We assume that english letters occur with the distribution of Orwell's book so we count the letters as follows:

In [7]:
def count_char_freqs(text, characters = string.ascii_lowercase):
    freqs = {}
    for letter in characters:
        f = text.count(letter)
        freqs[letter] = f
    return freqs

english_frequencies = count_char_freqs(data)
print(english_frequencies)

{'a': 36523, 'b': 7653, 'c': 11636, 'd': 19022, 'e': 59619, 'f': 10188, 'g': 9283, 'h': 29164, 'i': 31950, 'j': 463, 'k': 3609, 'l': 18657, 'm': 10828, 'n': 31986, 'o': 35051, 'p': 8614, 'q': 409, 'r': 26126, 's': 28972, 't': 43877, 'u': 13037, 'v': 4313, 'w': 12243, 'x': 792, 'y': 9423, 'z': 306}


Let's take a random sample of length 0.01 the size of the original text and encrypt it.

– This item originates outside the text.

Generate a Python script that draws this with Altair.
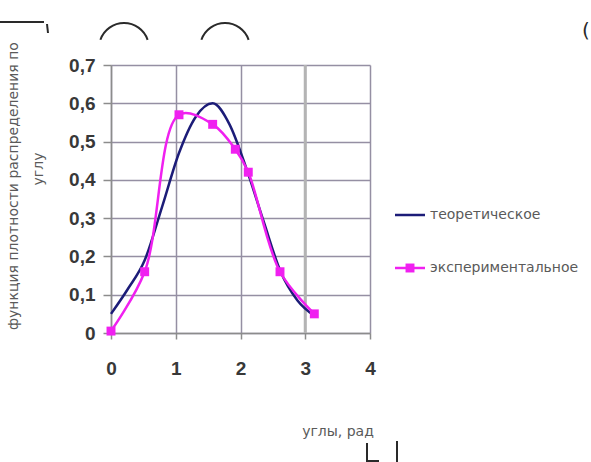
import altair as alt
import pandas as pd

# Theoretical angular density, sampled every π/12
theory_angle = [0.0, 0.26, 0.52, 0.79, 1.05, 1.31, 1.57, 1.83, 2.09, 2.36, 2.62, 2.88, 3.14]
theory_density = [0.05, 0.115, 0.19, 0.33, 0.47, 0.565, 0.60, 0.545, 0.43, 0.29, 0.16, 0.085, 0.045]

# Measured density
exp_angle = [0.0, 0.52, 1.05, 1.57, 1.92, 2.12, 2.61, 3.14]
exp_density = [0.005, 0.16, 0.57, 0.545, 0.48, 0.42, 0.16, 0.05]

series_names = ["теоретическое", "экспериментальное"]
series_colors = ["#1c1c78", "#f020f0"]

x_ticks = [0, 1, 2, 3, 4]
y_ticks = [0, 0.1, 0.2, 0.3, 0.4, 0.5, 0.6, 0.7]

y_title_lines = ["функция плотности распределения по", "углу"]
x_title = "углы, рад"

W, H = 259, 268
GRID = "#958fa3"
AXIS = "#8c8c8c"
LABEL = "#383838"

theory_df = pd.DataFrame({"angle": theory_angle, "density": theory_density,
                          "series": series_names[0]})
exp_df = pd.DataFrame({"angle": exp_angle, "density": exp_density,
                       "series": series_names[1]})

color = alt.Color("series:N",
                  scale=alt.Scale(domain=series_names, range=series_colors),
                  legend=None)

x_enc = alt.X("angle:Q", scale=alt.Scale(domain=[0, 4], nice=False),
              axis=alt.Axis(values=x_ticks, format="d", grid=True, gridColor=GRID,
                            gridWidth=1.5, domainColor=AXIS, domainWidth=1.5,
                            tickColor=AXIS, tickWidth=1.5, tickSize=6,
                            labelFont="Liberation Sans", labelFontSize=19,
                            labelFontWeight="bold", labelColor=LABEL, labelPadding=20,
                            labelFlush=False, title=None))
y_enc = alt.Y("density:Q", scale=alt.Scale(domain=[0, 0.7], nice=False),
              axis=alt.Axis(values=y_ticks, grid=True, gridColor=GRID, gridWidth=1.5,
                            domainColor=AXIS, domainWidth=1.5, tickColor=AXIS,
                            tickWidth=1.5, tickSize=8, labelFont="Liberation Sans",
                            labelFontSize=19, labelFontWeight="bold", labelColor=LABEL,
                            labelPadding=8, labelFlush=False,
                            labelExpr="datum.value == 0 ? '0' : replace(format(datum.value, '.1f'), '.', ',')",
                            title=None))

# heavier grey line at angle 3
marker_rule = alt.Chart(pd.DataFrame({"a": [3]})).mark_rule(
    color="#b4b4b4", strokeWidth=3).encode(
    x=alt.X("a:Q", scale=alt.Scale(domain=[0, 4], nice=False)))

theory_line = alt.Chart(theory_df).mark_line(
    strokeWidth=2.5, interpolate="monotone").encode(x=x_enc, y=y_enc, color=color)
exp_line = alt.Chart(exp_df).mark_line(
    strokeWidth=2.5, interpolate="catmull-rom").encode(x=x_enc, y=y_enc, color=color)
exp_points = alt.Chart(exp_df).mark_square(size=80, opacity=1).encode(
    x=x_enc, y=y_enc, color=color)

main = alt.layer(marker_rule, theory_line, exp_line, exp_points)

# legend built from the series list
legend_df = pd.DataFrame({"series": series_names})
ly = alt.Y("series:N", axis=None,
           scale=alt.Scale(type="point", domain=series_names, range=[150, 203], padding=0))
legend_lines = alt.Chart(legend_df).mark_rule(strokeWidth=2.5).encode(
    x=alt.value(284), x2=alt.value(314), y=ly, color=color)
legend_marker = alt.Chart(legend_df).transform_filter(
    alt.datum.series == series_names[1]).mark_square(size=80, opacity=1).encode(
    x=alt.value(299), y=ly, color=color)
legend_text = alt.Chart(legend_df).mark_text(
    align="left", baseline="middle", font="DejaVu Sans", fontSize=14, color="#5a5a5a").encode(
    x=alt.value(319), y=ly, text="series:N")
legend = alt.layer(legend_lines, legend_marker, legend_text)

# axis titles and stray pen strokes around the plot
one = pd.DataFrame({"k": [0]})
title_style = dict(font="DejaVu Sans", fontSize=14, color="#5a5a5a")
y_title1 = alt.Chart(one).mark_text(angle=270, baseline="middle", **title_style).encode(
    x=alt.value(-97), y=alt.value(121), text=alt.value(y_title_lines[0]))
y_title2 = alt.Chart(one).mark_text(angle=270, baseline="middle", **title_style).encode(
    x=alt.value(-72), y=alt.value(104), text=alt.value(y_title_lines[1]))
x_title_t = alt.Chart(one).mark_text(baseline="middle", **title_style).encode(
    x=alt.value(227), y=alt.value(367), text=alt.value(x_title))

ink = "#2a2a2a"
strokes = [
    alt.Chart(one).mark_rule(color=ink, strokeWidth=2).encode(
        x=alt.value(-111), x2=alt.value(-67), y=alt.value(-43), y2=alt.value(-43)),
    alt.Chart(one).mark_rule(color=ink, strokeWidth=2).encode(
        x=alt.value(-64), x2=alt.value(-63), y=alt.value(-41), y2=alt.value(-32)),
    alt.Chart(one).mark_rule(color=ink, strokeWidth=2).encode(
        x=alt.value(256), x2=alt.value(256), y=alt.value(378), y2=alt.value(397)),
    alt.Chart(one).mark_rule(color=ink, strokeWidth=2).encode(
        x=alt.value(256), x2=alt.value(268), y=alt.value(396), y2=alt.value(396)),
    alt.Chart(one).mark_rule(color=ink, strokeWidth=2).encode(
        x=alt.value(286), x2=alt.value(286), y=alt.value(376), y2=alt.value(397)),
    alt.Chart(one).mark_arc(color=ink, theta=5.05, theta2=7.52, radius=26, radius2=24).encode(
        x=alt.value(13), y=alt.value(-17)),
    alt.Chart(one).mark_arc(color=ink, theta=5.05, theta2=7.52, radius=26, radius2=24).encode(
        x=alt.value(114), y=alt.value(-17)),
    alt.Chart(one).mark_text(font="DejaVu Sans", fontSize=20, color=ink, align="left",
                             baseline="middle").encode(
        x=alt.value(471), y=alt.value(-34), text=alt.value("(")),
]

chart = alt.layer(main, legend, y_title1, y_title2, x_title_t, *strokes).resolve_scale(
    y="independent"
).properties(
    width=W, height=H,
    autosize=alt.AutoSizeParams(type="none"),
    padding={"left": 111, "top": 65, "right": 221, "bottom": 129},
    background="white",
).configure_view(stroke=None)

chart.save("out.html", embed_options={"renderer": "svg", "actions": False})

Then we will try to infer some information just looking at the ciphertext letter frequencies and knowing the english letter distrbution.

In [8]:
n = round(len(data)*0.05)
i = randint(0, len(data)-1)
sampled_data = data[i:i+n]
encrypted_sampled_data = mono_encrypt(sampled_data, characters, key)

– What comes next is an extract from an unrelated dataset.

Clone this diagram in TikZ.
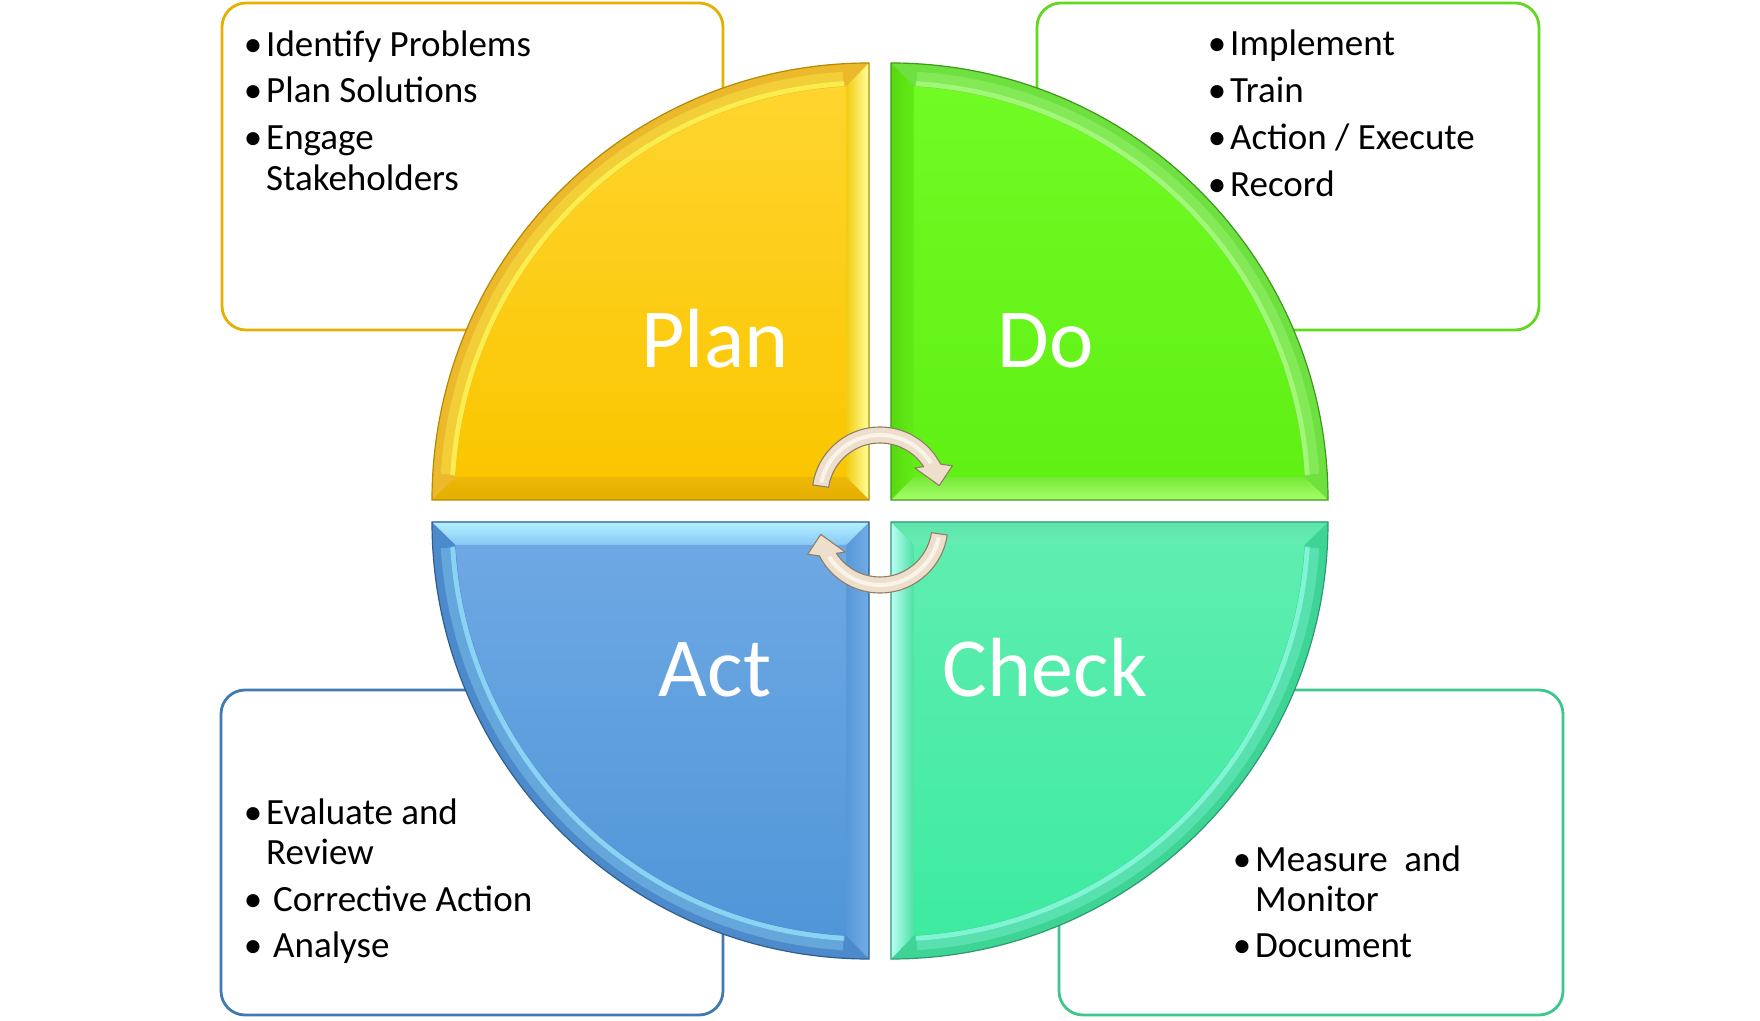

print("We sample a chunk of {} characters from the book starting at position {}".format(n, i))
print("Using the private key k = {}\n\n".format(key))
print("Sampled Plaintext:")
print(sampled_data)

We sample a chunk of 28451 characters from the book starting at position 348856
Using the private key k = avsboircylxmpgkhjwqdtzefun


Sampled Plaintext:


In [9]:
ciphertext_frequencies = count_char_freqs(encrypted_sampled_data)

In [10]:
def find_key_attack(ciphertext_freqencies, english_frequencies):
    """Takes two frequency dictionaries on letters and outputs a plausible
    key
    inputs like: {'a': 36548, 'b': 7668, 'c': 11642 ...
    outputs a key
    """
    cf = sorted(ciphertext_frequencies.items(), key=lambda item: item[1])
    ef = sorted(english_frequencies.items(), key=lambda item: item[1])
    
    #map english to 
    mapping = {}
    for e, c in zip(ef, cf):
        mapping[e[0]] = c[0]
    
    m = ''
    for letter in string.ascii_lowercase:
        m += mapping[letter]
        
    return m


inferred_key = find_key_attack(ciphertext_frequencies, english_frequencies)

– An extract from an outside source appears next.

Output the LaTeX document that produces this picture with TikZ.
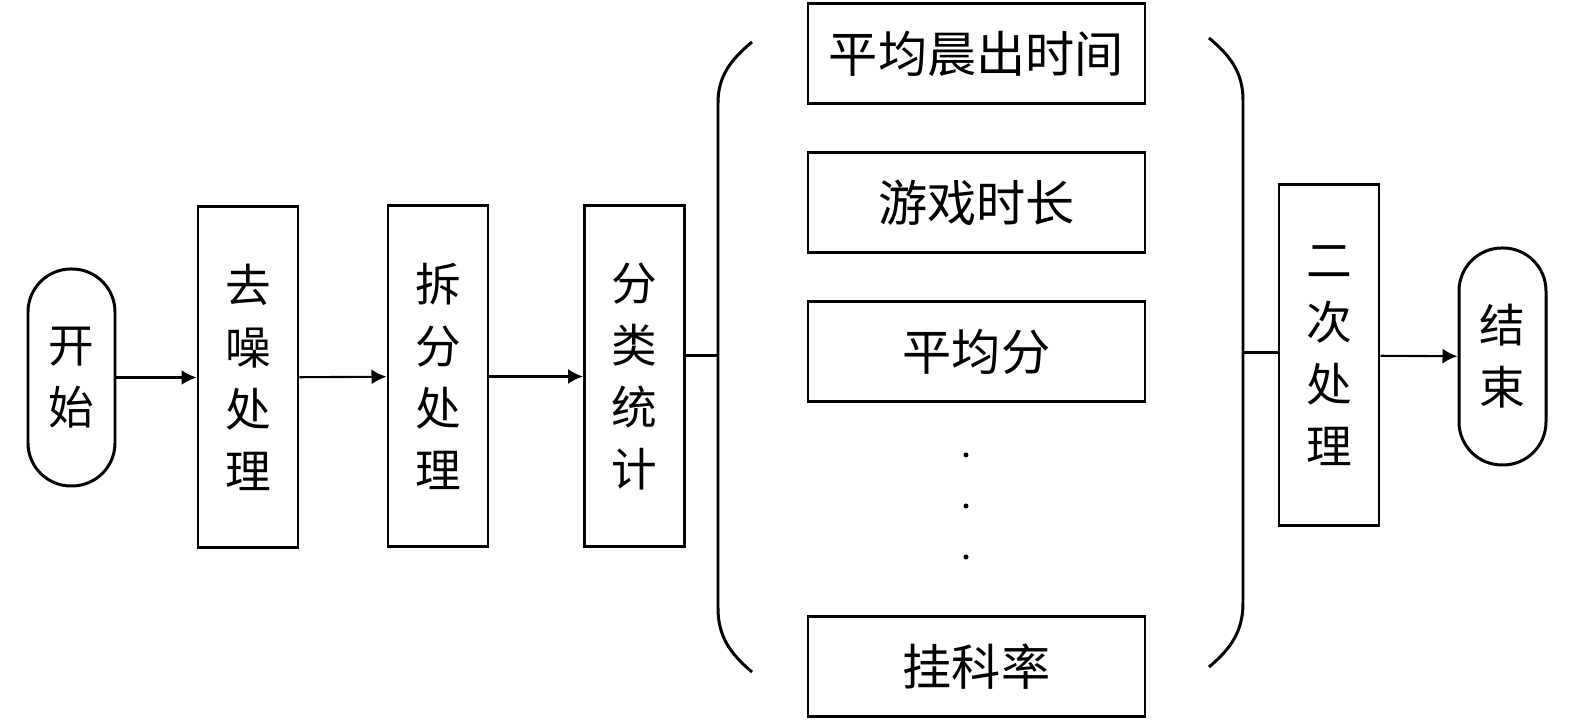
\documentclass[tikz,border=0pt]{standalone}
\usepackage{fontspec}
\newfontfamily\cjk{Noto Sans CJK SC}
\usetikzlibrary{arrows.meta}

\tikzset{
    stepbox/.style={draw, line width=0.85pt, minimum width=1cm, minimum height=3.41cm, inner sep=0pt, align=center, font=\cjk\fontsize{13}{17.6}\selectfont},
    capsule/.style={draw, line width=0.85pt, minimum width=0.87cm, minimum height=2.17cm, rounded corners=0.43cm, inner sep=0pt, align=center, font=\cjk\fontsize{13}{17.6}\selectfont},
    item/.style={draw, line width=0.85pt, minimum width=3.37cm, minimum height=1cm, inner sep=0pt, font=\cjk\fontsize{14}{16}\selectfont},
    arr/.style={-{Latex[length=0.15cm,width=0.15cm]}, line width=0.6pt},
    brace/.style={line width=0.85pt}
}

\begin{document}
\begin{tikzpicture}
    \useasboundingbox (0,0) rectangle (15.75,7.22);

    % Flow steps
    \node[capsule] (start) at (0.715,3.445) {开\\始};
    \node[stepbox] (quzao) at (2.48,3.445) {去\\噪\\处\\理};
    \node[stepbox] (chaifen) at (4.38,3.455) {拆\\分\\处\\理};
    \node[stepbox] (fenlei) at (6.345,3.455) {分\\类\\统\\计};
    \node[stepbox] (erci) at (13.29,3.665) {二\\次\\处\\理};
    \node[capsule] (stop) at (15.025,3.655) {结\\束};

    % Statistic items
    \node[item] (chuqin) at (9.765,6.68) {平均晨出时间};
    \node[item] (youxi) at (9.765,5.19) {游戏时长};
    \node[item] (pingjun) at (9.765,3.70) {平均分};
    \node[item] (guake) at (9.765,0.55) {挂科率};
    \foreach \y in {2.67,2.16,1.65}
        \fill (9.66,\y) circle (0.025);

    % Brackets
    \coordinate (lb) at (7.18,3.66);
    \coordinate (rb) at (12.43,3.69);
    \draw[brace] (7.52,6.80) to[out=220,in=90] (7.18,6.19) -- (7.18,1.14) to[out=-90,in=140] (7.52,0.50);
    \draw[brace] (12.09,6.84) to[out=-40,in=90] (12.43,6.22) -- (12.43,1.19) to[out=-90,in=40] (12.09,0.55);

    % Connectors
    \draw[arr] (start) -- (quzao);
    \draw[arr] (quzao) -- (chaifen);
    \draw[arr] (chaifen) -- (fenlei);
    \draw[brace] (lb -| fenlei.east) -- (lb);
    \draw[brace] (rb) -- (rb -| erci.west);
    \draw[arr] (erci) -- (stop);
\end{tikzpicture}
\end{document}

print("The orinal key is: \n\t{}".format(key))
print("The inferred key: \n\t{}".format(inferred_key))

The orinal key is: 
	avsboircylxmpgkhjwqdtzefun
The inferred key: 
	arimohuqgjxbpykvncwdsztfel


In [11]:
count = 0
for a, b in zip(key, inferred_key):
    if a == b:
        count += 1
        
print("We have correctly guessed {} out of {} digits of the key".format(count, len(characters)))

We have correctly guessed 8 out of 26 digits of the key


We see that there are some coincidences, let's try to decrypt the message using the inferred key

In [12]:
mono_decrypt(encrypted_sampled_data, characters, inferred_key)

' trnh yowdl fsovnle oidg tre euoiomnu ail iot tre emotnoiad pahnh cos a rnesasurnuad hounetg yrat nh uoiuesiel rese nh iot tre mosade oc mahheh yrohe attntwle nh winmfostait ho doib ah treg ase keft htealndg at yosk pwt tre mosade oc tre fastg nthedc evei tre rwmpdeht fastg mempes nh exfeutel to pe uomfeteit nilwhtsnowh ail evei niteddnbeit yntrni iassoy dnmnth pwt nt nh adho ieuehhasg trat re hrowdl pe a uselwdowh ail nbiosait caiatnu yrohe fsevandnib moolh ase ceas ratsel alwdatnoi ail osbnahtnu tsnwmfr ni otres yoslh nt nh ieuehhasg trat re hrowdl rave tre meitadntg affsofsnate to a htate oc yas nt loeh iot mattes yretres tre yas nh autwaddg raffeinib ail hniue io leunhnve vnutosg nh fohhnpde nt loeh iot mattes yretres tre yas nh bonib yedd os paldg add trat nh ieelel nh trat a htate oc yas hrowdl exnht tre hfdnttnib oc tre niteddnbeiue yrnur tre fastg sejwnseh oc nth mempesh ail yrnur nh mose eahndg aurnevel ni ai atmohfrese oc yas nh ioy admoht winveshad pwt tre rnbres wf tre sai

We can see that some words are easily readable to the human eye. In fact, we have guessed quite a lot of information just by looking at the ciphertext and this is dangerous!. If the attacker keeps on gathering encrypted messages in between Alice and Bob, he'll gather a lot of information and eventually will be able to find the key.